Nos metimos a toda velocidad a la tienda del papá de mi amigo Chavín, que en ese tiempo se encontraba justo en la esquina de Vertiz y Concepción Beistegui y desde ahí vimos como los dos sujetos regresaron corriendo al vehículo y arrancaron a toda velocidad.

Ahora, a la vuelta de los años, me doy cuenta de que aquella tarde de los años ochenta estuve a escaso metro y medio de desaparecer para siempre, víctima de un par de pederastas, quizá traficantes de órganos o cualquier aberración que uno ni siquiera puede imaginar.

Mi amigo Luis y su bendita desconfianza me salvaron de los robachicos del taxi amarillo. Nos seguimos viendo por cuatro o cinco años más, hasta que nos mudamos de la colonia. Nunca le agradecí apropiadamente, para nosotros había sido la aventura de un día más, pero hoy, como adulto y padre de dos hijos, comprendo el gran regalo que me dio mi amigo Luis Antonio Fernandez Raso con su jalón de brazo y sus palabras: ¡No vayas!

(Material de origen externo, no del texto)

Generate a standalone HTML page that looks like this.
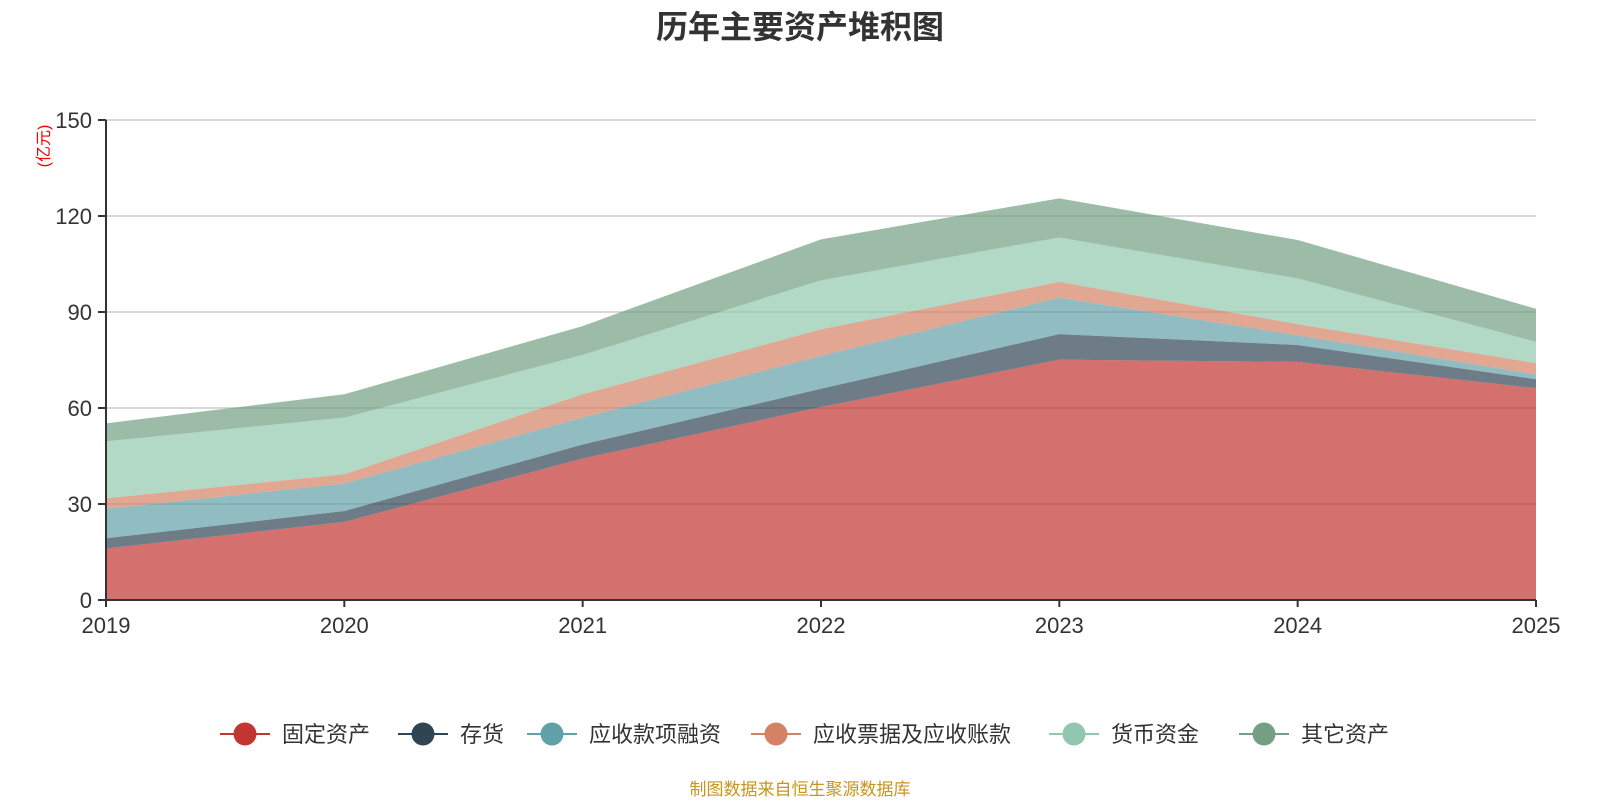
<!DOCTYPE html>
<html><head><meta charset="utf-8"><style>
body{margin:0;background:#fff;}
svg text{font-family:"Liberation Sans","Noto Sans CJK SC",sans-serif;}
</style></head><body>
<svg id="chart" width="1600" height="800" xmlns="http://www.w3.org/2000/svg">
<text x="800" y="38" text-anchor="middle" font-size="32" font-weight="bold" fill="#333">历年主要资产堆积图</text>
<text transform="translate(49,146) rotate(-90)" text-anchor="middle" font-size="16" fill="#e00">(亿元)</text>
<g id="grid"></g><g id="areas"></g><g id="axes"></g><g id="legend"></g>
<text x="800" y="795" text-anchor="middle" font-size="17" fill="#c8951e">制图数据来自恒生聚源数据库</text>
</svg>
<script>
const years=["2019","2020","2021","2022","2023","2024","2025"];
const fixedAssets=[16.1,24.4,44.2,60.3,75.1,74.4,66.2];
const inventory=[3.2,3.4,4.4,5.7,8.0,5.3,2.8];
const receivableFinancing=[9.2,8.6,8.4,10.3,11.4,3.0,1.5];
const notesReceivable=[3.3,2.9,7.3,8.3,4.9,3.5,3.5];
const cash=[17.8,17.7,12.3,15.3,13.9,14.3,6.7];
const otherAssets=[5.6,7.3,9.0,12.8,12.2,12.0,10.3];
const yTicks=[0,30,60,90,120,150];
const seriesNames=["固定资产","存货","应收款项融资","应收票据及应收账款","货币资金","其它资产"];
const seriesData=[fixedAssets,inventory,receivableFinancing,notesReceivable,cash,otherAssets];
const colors=["#c23531","#2f4554","#61a0a8","#d48265","#91c7ae","#749f83"];
const X0=106,X1=1536,Y0=600,Y1=120,YMAX=150;
const NS="http://www.w3.org/2000/svg";
const xs=i=>X0+(X1-X0)*i/(years.length-1);
const ys=v=>Y0-(Y0-Y1)*v/YMAX;
function mk(t,a,p){const e=document.createElementNS(NS,t);for(const k in a)e.setAttribute(k,a[k]);p.appendChild(e);return e;}
const grid=document.getElementById('grid'),axes=document.getElementById('axes'),areas=document.getElementById('areas'),legend=document.getElementById('legend');
yTicks.forEach(t=>{
 if(t>0){const l=mk('line',{x1:X0,x2:X1,y1:ys(t),y2:ys(t),stroke:'#ccc','stroke-width':1.5},grid);
 
 }
 const tk=mk('line',{x1:X0-8,x2:X0,y1:ys(t),y2:ys(t),stroke:'#333','stroke-width':2},axes);
 
 
 const tx=mk('text',{x:X0-14,y:ys(t)+8,'text-anchor':'end','font-size':22,fill:'#333'},axes);tx.textContent=t;
 
 
});
let cum=years.map(()=>0);
seriesData.forEach((d,s)=>{
 const lower=cum.slice();cum=cum.map((c,i)=>c+d[i]);
 let p=years.map((_,i)=>xs(i)+','+ys(cum[i])).join(' ');
 p+=' '+years.map((_,i)=>xs(i)+','+ys(lower[i])).reverse().join(' ');
 const a=mk('polygon',{points:p,fill:colors[s],'fill-opacity':0.7},areas);
 
 
});
const ax=mk('line',{x1:X0,x2:X0,y1:Y1,y2:Y0,stroke:'#333','stroke-width':2},axes);


const bx=mk('line',{x1:X0,x2:X1,y1:Y0,y2:Y0,stroke:'#333','stroke-width':2},axes);


years.forEach((y,i)=>{
 const tk=mk('line',{x1:xs(i),x2:xs(i),y1:Y0,y2:Y0+7,stroke:'#333','stroke-width':2},axes);
 
 
 const t=mk('text',{x:xs(i),y:633,'text-anchor':'middle','font-size':22,fill:'#333'},axes);t.textContent=y;
 
 
});
const lx=[220,398,527,751,1049,1239];
seriesNames.forEach((n,s)=>{
 const g=mk('g',{},legend);
 
 
 mk('line',{x1:lx[s],x2:lx[s]+50,y1:734,y2:734,stroke:colors[s],'stroke-width':2},g);
 mk('circle',{cx:lx[s]+25,cy:734,r:11.5,fill:colors[s]},g);
 const t=mk('text',{x:lx[s]+62,y:742,'font-size':22,fill:'#333'},g);t.textContent=n;
});
</script>
</body></html>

¿Cuántos niños en esa época, quizá en la misma colonia y en años posteriores en otros lugares, no tuvieron la suerte de contar con alguien que los despabilara así? Los monstruos siempre están al acecho, no descansan.

Según datos del Reistro Nacional de Personas Desaparecidas y No Localizadas, hasta julio de 2020 había casi 13 mil niños y adolescentes desaparecidos en el país, encabezando la lista el Estado de México con más de 2 mil 800 casos.

Sorprende que existan numerosos esfuerzos por parte de la sociedad civil para tratar de hacer frente a esto, como la Fundación Nacional de Investigación de Niños Robados y Desaparecidos, pero no existe de manera oficial una división policíaca especializada en el tema.

Ante esta falta de protocolos la bien conocida Alerta Amber se erige como el único medio al que se canalizan las fotos de los niños desparecidos, sin embargo ha suscitado muchas críticas porque se basa sólo en la ayuda externa sin existir un protocolo para tratar de localizar a un menor, eso sin contar que en algunas localidades las alarmas se ponen en marcha hasta pasadas 48 o 72 horas, cuando en otros países los especialistas coinciden en que las primeras cinco o 10 horas son cruciales para localizar a un niño.

Curioso, esa misma noche de los años 80, después del susto, el grupo de amigos de entre 8 y 10 años volvimos a salir a la calle como a las siete de la noche, jugábamos futbol a la vuelta, afuera del edificio ubicado en el 1755 de Concepción Beistegui… pero cuál no sería nuestra sorpresa cuando volvimos a ver al taxi amarillo y a los robachicos patrullando la calle. Volvimos a correr y los susodichos arrancaron a toda velocidad.

¿Cuántos niños habrán desaparecido en los años ochenta, secuestrados a bordo de ese taxi viejo? ¿Cuántos menores desaparecerán antes de que termine este fatídico año ante la indiferencia de las autoridades? Se dice que el valor de una sociedad se mide por la seguridad y el trato a niños y ancianos. ¿Qué nos dicen hoy los casi 13 mil niños mexicanos que no han regresado a sus hogares?